Overview of the pilot
Our data pilot will provide a mirror of experimental data from two magnetic confinement nuclear fusion devices (Tokamaks) at the Culham Centre for Fusion Energy (CCFE): the Joint European Torus (JET) and the Mega Amp Spherical Tokamak (MAST). The research community will be plasma physics and fusion researchers, engineers and technologists from the 29 members of the EUROfusion consortium and around 100 associated organisations, including those delivering the next generation nuclear fusion device (ITER) in southern France, namely ITER-IO (France) and Fusion 4 Energy (Spain).
The scientific & technical challenge
Data from the JET and MAST experiments has been collected over many years (JET has been operating since 1984). It is hosted at CCFE and made available via bespoke APIs and visualisation tools. We would like to make more use of standard data infrastructure including object-storage platforms and modern APIs. The challenges in making use of a third party platform include:
- Maintaining the native data versioning and validation status information
- Maintaining the link to local identifiers for data items
- Not losing information from the native hierarchical structure of the data
- Complying with UK government and EU policies on hosting and access restrictions
- Keeping mirrored data in sync as new versions of individual data items supersede old ones There is scope for EUROfusion members to make more use of each other’s data. We intend to make it simpler to access JET and MAST data remotely.

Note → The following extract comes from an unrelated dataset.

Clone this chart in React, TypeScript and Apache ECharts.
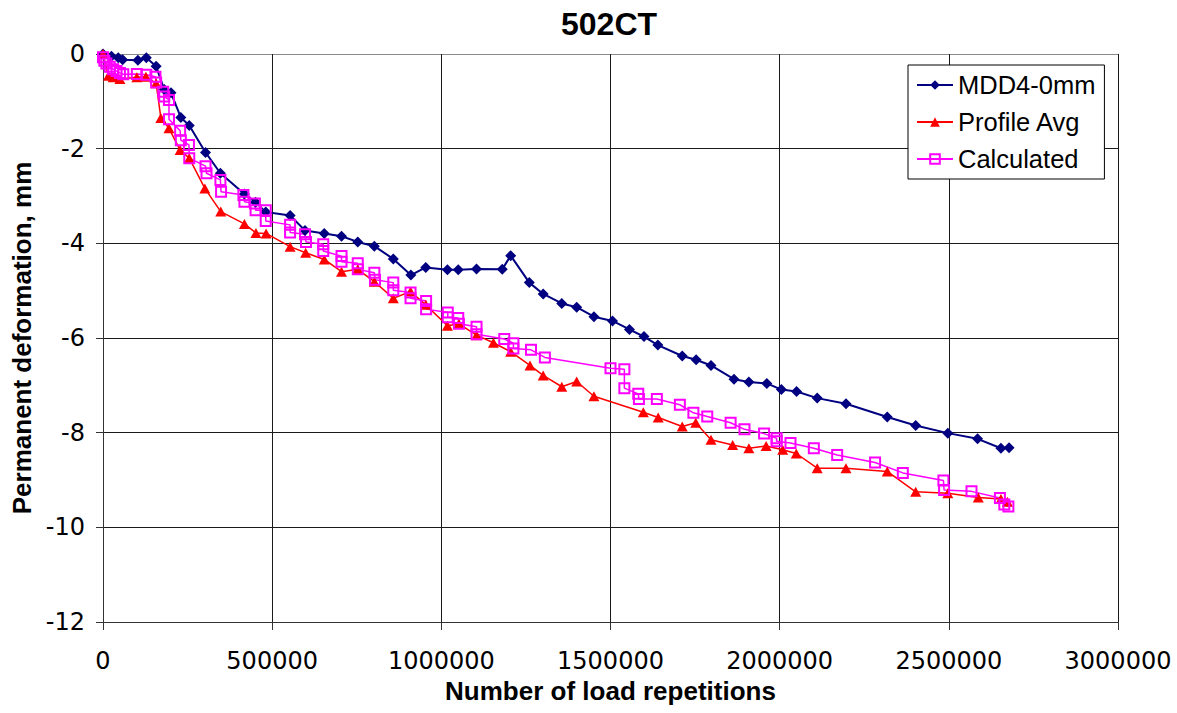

Data volumes are ever increasing – both the total per experiment and the size of individual signals such as high-resolution camera data. It’s necessary to plan ahead and evolve our data infrastructure to cope with this continued growth. We are also keen to develop and pilot data management approaches for the next generation nuclear fusion device, ITER, which is currently being constructed in southern France. ITER’s individual experimental runs will have a much longer duration than the current generation of tokamaks and will generate up to 0.4PB of data per day. There is lots of potential for researchers to make more use of HPC facilities and we aim to provide more convenient ways to make data available for this purpose. We estimate that several hundred users might initially make use of the EUDAT data mirror once it’s fully tested and publicised.
Why EUDAT?
The EUDAT platform appeals because the general approach and the services available align well with our own ideas about the future of our data management infrastructure. The Europe-wide nature of our research community is a good fit with EUDAT’s scope.
B2SHARE will be used to provide on-demand access to individual data items via APIs. We will collaborate with EUDAT developers to address some of the challenges around data structure, versioning and access controls. The EUDAT move towards cloud-like interfaces based on SWIFT matches our own current approach. We will help guide the development of a RESTful interface to meet community needs.
B2FIND will be used for data discovery. We aim to provide improved meta-data such as aliases or tags for commonly used signals to help users who aren’t familiar with the machine-specific signal names.
B2SAFE will be used for resilient data storage. This will improve the redundancy of our data management infrastructure and allow bundles of data to be downloaded for particular purposes.
B2STAGE will be used to test shipping data sets between EUDAT storage sites and HPC clusters at Harwell (UK) and CINECA (Italy). This will reduce the need to create and move data bundles manually which can be difficult to manage and break the provenance chain.
Expected outcomes
The EUDAT data pilot provides us with a chance to explore how our data systems can best be integrated with cloud-based data management infrastructure. Because it is separate from our existing systems, there will be more freedom to come up with the best solution without having to address total backward-compatibility from day one. The project will enable users from the EUROfusion community to access data from the JET and MAST experiments more conveniently without complicated remote access arrangements. We intend to extend the number of researchers using the data by making it more easily discoverable and providing access in more convenient ways. The ability to ship datasets to HPC clusters for processing should encourage more use of these facilities and improve the convenience and traceability of the workflow.
Expected domain legacy
This study will be a proof of concept for delivering nuclear fusion data on EUDAT services. If successful we would like to make it the primary route for remote access to our data and continue to improve the meta-data and access interfaces. Use of EUDAT could be a means of ensuring the continued availability of the data beyond the lifetime of the current experiments. In the longer term we could aim gradually to increase the scope of the data hosted to include more of the raw data from JET in addition to the more commonly used processed data. If the pilot is successful we hope it will grow into a shared repository for data from other nuclear fusion experiments across Europe. This could be a step towards more common tools and interfaces, shared between the various experiments. We are keen to develop and pilot data management approaches for ITER, the next generation nuclear fusion device, along with our colleagues in other organisations.